Our teacher's example of his kind of artifice is Menzel's painting of Friedrich II visiting the painter Pense. (1861) His unpacking of John McPhee's piece on Los Angeles geology, which once prompted someone to remark "sometimes a line break is just a line break," will be familiar to some of you.
The discussion turned to Ian Frazier and his freedom with language within the formal rigor of his stories. My own favorite example is in the film Stop Making Sense, whose title, I realized only today, is pretty ironic. It's a Talking Heads concert film that opens with a tightly choreographed assembly of the band, the set and backdrop. But as the show goes on, the musicians, particularly David Byrne, become irrepressibly expressive.

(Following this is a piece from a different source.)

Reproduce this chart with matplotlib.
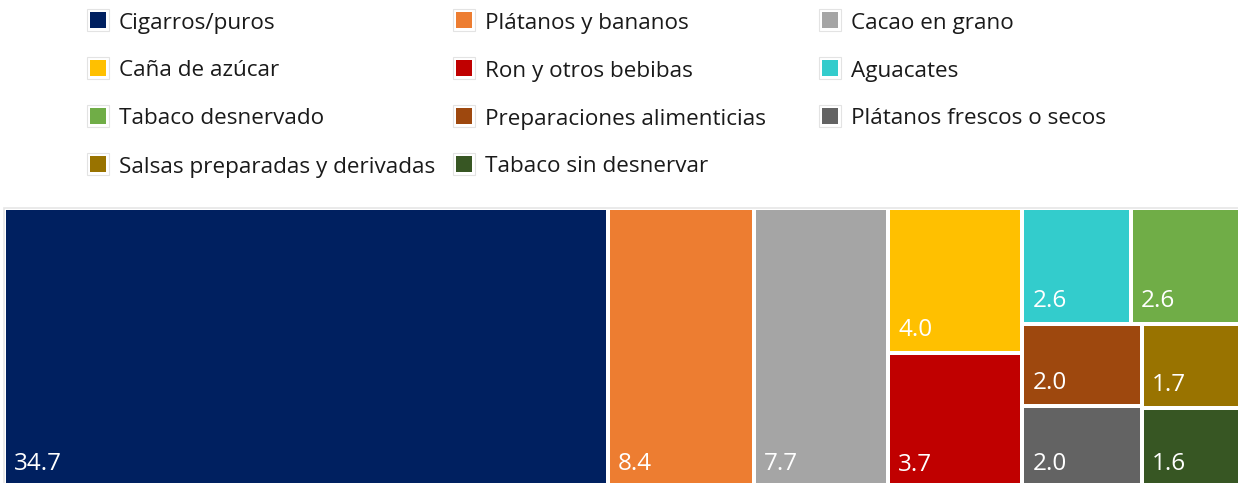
import matplotlib
matplotlib.use("Agg")
import matplotlib.pyplot as plt
from matplotlib.patches import Rectangle

categories = ["Cigarros/puros", "Plátanos y bananos", "Cacao en grano",
              "Caña de azúcar", "Ron y otros bebibas", "Aguacates",
              "Tabaco desnervado", "Preparaciones alimenticias",
              "Plátanos frescos o secos", "Salsas preparadas y derivadas",
              "Tabaco sin desnervar"]
values = [34.7, 8.4, 7.7, 4.0, 3.7, 2.6, 2.6, 2.0, 2.0, 1.7, 1.6]
colors = ["#002060", "#ED7D31", "#A5A5A5", "#FFC000", "#C00000", "#33CCCC",
          "#70AD47", "#9E480E", "#636363", "#997300", "#375623"]

FONT = ["Open Sans", "DejaVu Sans"]
W_PX, H_PX = 1238, 483
fig = plt.figure(figsize=(W_PX / 100, H_PX / 100), dpi=100)


def worst(row, side):
    s = sum(row)
    return max(max(side * side * r / (s * s), (s * s) / (side * side * r)) for r in row)


def squarify(vals, x, y, dx, dy):
    total = sum(vals)
    areas = [v * dx * dy / total for v in vals]
    rects = []
    i = 0
    while i < len(areas):
        side = min(dx, dy)
        row = [areas[i]]
        j = i + 1
        while j < len(areas) and worst(row + [areas[j]], side) <= worst(row, side):
            row.append(areas[j])
            j += 1
        s = sum(row)
        if dx >= dy:
            w = s / dy
            yy = y
            for a in row:
                h = a / w
                rects.append((x, yy, w, h))
                yy += h
            x += w
            dx -= w
        else:
            h = s / dx
            xx = x
            for a in row:
                w = a / h
                rects.append((xx, y, w, h))
                xx += w
            y += h
            dy -= h
        i = j
    return rects


# plot area in pixels
left, top, right, bottom = 4.0, 207.5, 1240.0, 487.5
ax = fig.add_axes([left / W_PX, (H_PX - bottom) / H_PX,
                   (right - left) / W_PX, (bottom - top) / H_PX])
PW, PH = right - left, bottom - top
ax.set_xlim(0, PW)
ax.set_ylim(PH, 0)
ax.axis("off")
ax.add_patch(Rectangle((0, 0), PW, PH, facecolor="white", edgecolor="#E6E6E6",
                       linewidth=1.2, clip_on=False))

gap = 2.0
for (x, y, w, h), v, c in zip(squarify(values, 0, 0, PW, PH), values, colors):
    ax.add_patch(Rectangle((x + gap, y + gap), w - 2 * gap, h - 2 * gap,
                           facecolor=c, edgecolor="none"))
    ax.text(x + gap + 8, y + h - gap - 15, f"{v:.1f}", color="white",
            fontsize=17.5, family=FONT, ha="left", va="baseline")

# legend
col_x = [90, 456, 822]
row_y0, row_dy = 20, 48
for k, (cat, c) in enumerate(zip(categories, colors)):
    r, col = divmod(k, 3)
    sx = col_x[col]
    cy = row_y0 + r * row_dy
    fig.patches.append(Rectangle((sx - 3, H_PX - cy - 11), 22, 22, transform=None,
                                 facecolor="white", edgecolor="#E3E3E3", linewidth=0.8))
    fig.patches.append(Rectangle((sx, H_PX - cy - 8), 16, 16, transform=None,
                                 facecolor=c, edgecolor="none"))
    fig.text((sx + 29) / W_PX, (H_PX - cy - 3) / H_PX, cat, color="#1A1A1A",
             fontsize=16.2, family=FONT, ha="left", va="center")

fig.savefig("out.png", dpi=100)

Within the structure, he can act out quite a great deal and still call it art.
The next step down this path comes in asking who imposes the structure. Sometimes the subject suggests it: There's a straightforward way to proceed through the writing of a biography. Elsewhere, a writer can establish a thematic structure in which the narrative events may not even be in chronological order. Since the choice of what to include or leave out ultimately falls to the writer, the question is always: Did things happen this way, or were they ordered? When the guy on my right said of Virginia Woolf, "I could dig it," I noticed that the kid to my left was dotting his Is with circles. These are the serious questions we're wrestling with here.